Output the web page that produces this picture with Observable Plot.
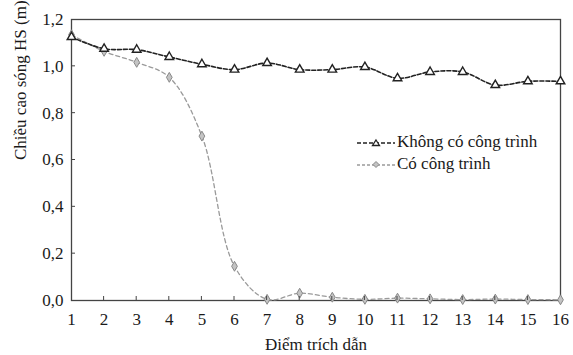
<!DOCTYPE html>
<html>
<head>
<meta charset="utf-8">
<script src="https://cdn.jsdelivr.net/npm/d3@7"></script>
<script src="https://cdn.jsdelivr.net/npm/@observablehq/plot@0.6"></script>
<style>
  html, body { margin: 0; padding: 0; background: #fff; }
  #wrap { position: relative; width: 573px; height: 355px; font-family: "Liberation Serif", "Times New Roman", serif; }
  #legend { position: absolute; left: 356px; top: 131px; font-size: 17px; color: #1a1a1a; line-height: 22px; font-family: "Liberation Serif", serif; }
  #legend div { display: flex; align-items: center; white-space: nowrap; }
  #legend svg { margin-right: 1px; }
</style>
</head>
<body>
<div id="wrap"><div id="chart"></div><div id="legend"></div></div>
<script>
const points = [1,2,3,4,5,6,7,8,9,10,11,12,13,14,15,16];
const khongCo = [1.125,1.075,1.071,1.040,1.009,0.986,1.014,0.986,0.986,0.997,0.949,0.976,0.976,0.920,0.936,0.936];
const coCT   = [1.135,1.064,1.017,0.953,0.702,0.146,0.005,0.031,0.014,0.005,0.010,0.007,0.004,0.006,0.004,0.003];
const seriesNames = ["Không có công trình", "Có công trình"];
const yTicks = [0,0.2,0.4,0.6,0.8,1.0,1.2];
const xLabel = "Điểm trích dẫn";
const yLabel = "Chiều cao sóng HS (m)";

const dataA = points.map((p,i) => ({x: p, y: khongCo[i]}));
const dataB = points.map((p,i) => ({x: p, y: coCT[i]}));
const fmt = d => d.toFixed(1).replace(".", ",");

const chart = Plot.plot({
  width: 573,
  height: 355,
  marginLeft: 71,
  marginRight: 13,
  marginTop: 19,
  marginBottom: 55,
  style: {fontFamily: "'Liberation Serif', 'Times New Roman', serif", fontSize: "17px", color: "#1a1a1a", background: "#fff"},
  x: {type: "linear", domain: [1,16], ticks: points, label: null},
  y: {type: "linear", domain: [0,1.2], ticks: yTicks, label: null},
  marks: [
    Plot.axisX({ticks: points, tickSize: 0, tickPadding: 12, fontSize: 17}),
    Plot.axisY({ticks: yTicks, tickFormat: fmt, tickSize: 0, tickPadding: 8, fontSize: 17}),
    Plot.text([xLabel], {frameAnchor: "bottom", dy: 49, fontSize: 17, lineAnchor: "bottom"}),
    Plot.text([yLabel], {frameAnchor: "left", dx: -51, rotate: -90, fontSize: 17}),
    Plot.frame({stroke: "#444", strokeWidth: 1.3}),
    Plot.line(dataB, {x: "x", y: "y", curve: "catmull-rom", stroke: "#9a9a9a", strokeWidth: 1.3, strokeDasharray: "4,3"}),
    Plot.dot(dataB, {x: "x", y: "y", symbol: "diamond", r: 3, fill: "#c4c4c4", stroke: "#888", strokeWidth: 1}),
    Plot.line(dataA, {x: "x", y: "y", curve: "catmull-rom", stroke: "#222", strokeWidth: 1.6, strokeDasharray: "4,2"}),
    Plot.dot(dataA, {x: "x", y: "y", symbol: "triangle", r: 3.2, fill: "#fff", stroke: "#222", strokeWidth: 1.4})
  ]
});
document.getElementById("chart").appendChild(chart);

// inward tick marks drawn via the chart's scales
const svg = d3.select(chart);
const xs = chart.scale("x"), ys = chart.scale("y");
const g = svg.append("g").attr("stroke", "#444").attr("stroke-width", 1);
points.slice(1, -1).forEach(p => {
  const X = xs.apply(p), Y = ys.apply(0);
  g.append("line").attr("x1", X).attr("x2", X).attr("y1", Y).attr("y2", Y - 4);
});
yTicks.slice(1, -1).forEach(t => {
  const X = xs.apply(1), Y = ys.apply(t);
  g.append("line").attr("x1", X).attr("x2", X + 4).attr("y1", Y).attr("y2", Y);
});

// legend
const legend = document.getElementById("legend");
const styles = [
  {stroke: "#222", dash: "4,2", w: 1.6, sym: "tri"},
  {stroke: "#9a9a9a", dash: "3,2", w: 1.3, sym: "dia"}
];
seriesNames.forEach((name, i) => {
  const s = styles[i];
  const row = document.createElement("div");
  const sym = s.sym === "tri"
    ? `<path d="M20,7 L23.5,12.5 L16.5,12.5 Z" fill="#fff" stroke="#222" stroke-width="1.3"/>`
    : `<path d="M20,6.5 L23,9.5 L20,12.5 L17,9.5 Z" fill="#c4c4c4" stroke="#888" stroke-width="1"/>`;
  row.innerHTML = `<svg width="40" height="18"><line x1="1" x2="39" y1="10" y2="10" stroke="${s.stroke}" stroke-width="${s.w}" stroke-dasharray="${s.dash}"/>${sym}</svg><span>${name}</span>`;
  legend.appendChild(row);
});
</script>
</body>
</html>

┄┄┄┄┄┄┄┄┄┄

* _JOB_
Leaving the pictures aside, transcribe the entire listing exactly.

* _THE SOLUTION_
Output the web page that produces this picture with Observable Plot.
<!DOCTYPE html>
<html>
<head>
<meta charset="utf-8">
<script src="https://cdn.jsdelivr.net/npm/d3@7"></script>
<script src="https://cdn.jsdelivr.net/npm/@observablehq/plot@0.6"></script>
<style>
  html, body { margin: 0; padding: 0; background: #fff; }
  #wrap { position: relative; width: 573px; height: 355px; font-family: "Liberation Serif", "Times New Roman", serif; }
  #legend { position: absolute; left: 356px; top: 131px; font-size: 17px; color: #1a1a1a; line-height: 22px; font-family: "Liberation Serif", serif; }
  #legend div { display: flex; align-items: center; white-space: nowrap; }
  #legend svg { margin-right: 1px; }
</style>
</head>
<body>
<div id="wrap"><div id="chart"></div><div id="legend"></div></div>
<script>
const points = [1,2,3,4,5,6,7,8,9,10,11,12,13,14,15,16];
const khongCo = [1.125,1.075,1.071,1.040,1.009,0.986,1.014,0.986,0.986,0.997,0.949,0.976,0.976,0.920,0.936,0.936];
const coCT   = [1.135,1.064,1.017,0.953,0.702,0.146,0.005,0.031,0.014,0.005,0.010,0.007,0.004,0.006,0.004,0.003];
const seriesNames = ["Không có công trình", "Có công trình"];
const yTicks = [0,0.2,0.4,0.6,0.8,1.0,1.2];
const xLabel = "Điểm trích dẫn";
const yLabel = "Chiều cao sóng HS (m)";

const dataA = points.map((p,i) => ({x: p, y: khongCo[i]}));
const dataB = points.map((p,i) => ({x: p, y: coCT[i]}));
const fmt = d => d.toFixed(1).replace(".", ",");

const chart = Plot.plot({
  width: 573,
  height: 355,
  marginLeft: 71,
  marginRight: 13,
  marginTop: 19,
  marginBottom: 55,
  style: {fontFamily: "'Liberation Serif', 'Times New Roman', serif", fontSize: "17px", color: "#1a1a1a", background: "#fff"},
  x: {type: "linear", domain: [1,16], ticks: points, label: null},
  y: {type: "linear", domain: [0,1.2], ticks: yTicks, label: null},
  marks: [
    Plot.axisX({ticks: points, tickSize: 0, tickPadding: 12, fontSize: 17}),
    Plot.axisY({ticks: yTicks, tickFormat: fmt, tickSize: 0, tickPadding: 8, fontSize: 17}),
    Plot.text([xLabel], {frameAnchor: "bottom", dy: 49, fontSize: 17, lineAnchor: "bottom"}),
    Plot.text([yLabel], {frameAnchor: "left", dx: -51, rotate: -90, fontSize: 17}),
    Plot.frame({stroke: "#444", strokeWidth: 1.3}),
    Plot.line(dataB, {x: "x", y: "y", curve: "catmull-rom", stroke: "#9a9a9a", strokeWidth: 1.3, strokeDasharray: "4,3"}),
    Plot.dot(dataB, {x: "x", y: "y", symbol: "diamond", r: 3, fill: "#c4c4c4", stroke: "#888", strokeWidth: 1}),
    Plot.line(dataA, {x: "x", y: "y", curve: "catmull-rom", stroke: "#222", strokeWidth: 1.6, strokeDasharray: "4,2"}),
    Plot.dot(dataA, {x: "x", y: "y", symbol: "triangle", r: 3.2, fill: "#fff", stroke: "#222", strokeWidth: 1.4})
  ]
});
document.getElementById("chart").appendChild(chart);

// inward tick marks drawn via the chart's scales
const svg = d3.select(chart);
const xs = chart.scale("x"), ys = chart.scale("y");
const g = svg.append("g").attr("stroke", "#444").attr("stroke-width", 1);
points.slice(1, -1).forEach(p => {
  const X = xs.apply(p), Y = ys.apply(0);
  g.append("line").attr("x1", X).attr("x2", X).attr("y1", Y).attr("y2", Y - 4);
});
yTicks.slice(1, -1).forEach(t => {
  const X = xs.apply(1), Y = ys.apply(t);
  g.append("line").attr("x1", X).attr("x2", X + 4).attr("y1", Y).attr("y2", Y);
});

// legend
const legend = document.getElementById("legend");
const styles = [
  {stroke: "#222", dash: "4,2", w: 1.6, sym: "tri"},
  {stroke: "#9a9a9a", dash: "3,2", w: 1.3, sym: "dia"}
];
seriesNames.forEach((name, i) => {
  const s = styles[i];
  const row = document.createElement("div");
  const sym = s.sym === "tri"
    ? `<path d="M20,7 L23.5,12.5 L16.5,12.5 Z" fill="#fff" stroke="#222" stroke-width="1.3"/>`
    : `<path d="M20,6.5 L23,9.5 L20,12.5 L17,9.5 Z" fill="#c4c4c4" stroke="#888" stroke-width="1"/>`;
  row.innerHTML = `<svg width="40" height="18"><line x1="1" x2="39" y1="10" y2="10" stroke="${s.stroke}" stroke-width="${s.w}" stroke-dasharray="${s.dash}"/>${sym}</svg><span>${name}</span>`;
  legend.appendChild(row);
});
</script>
</body>
</html>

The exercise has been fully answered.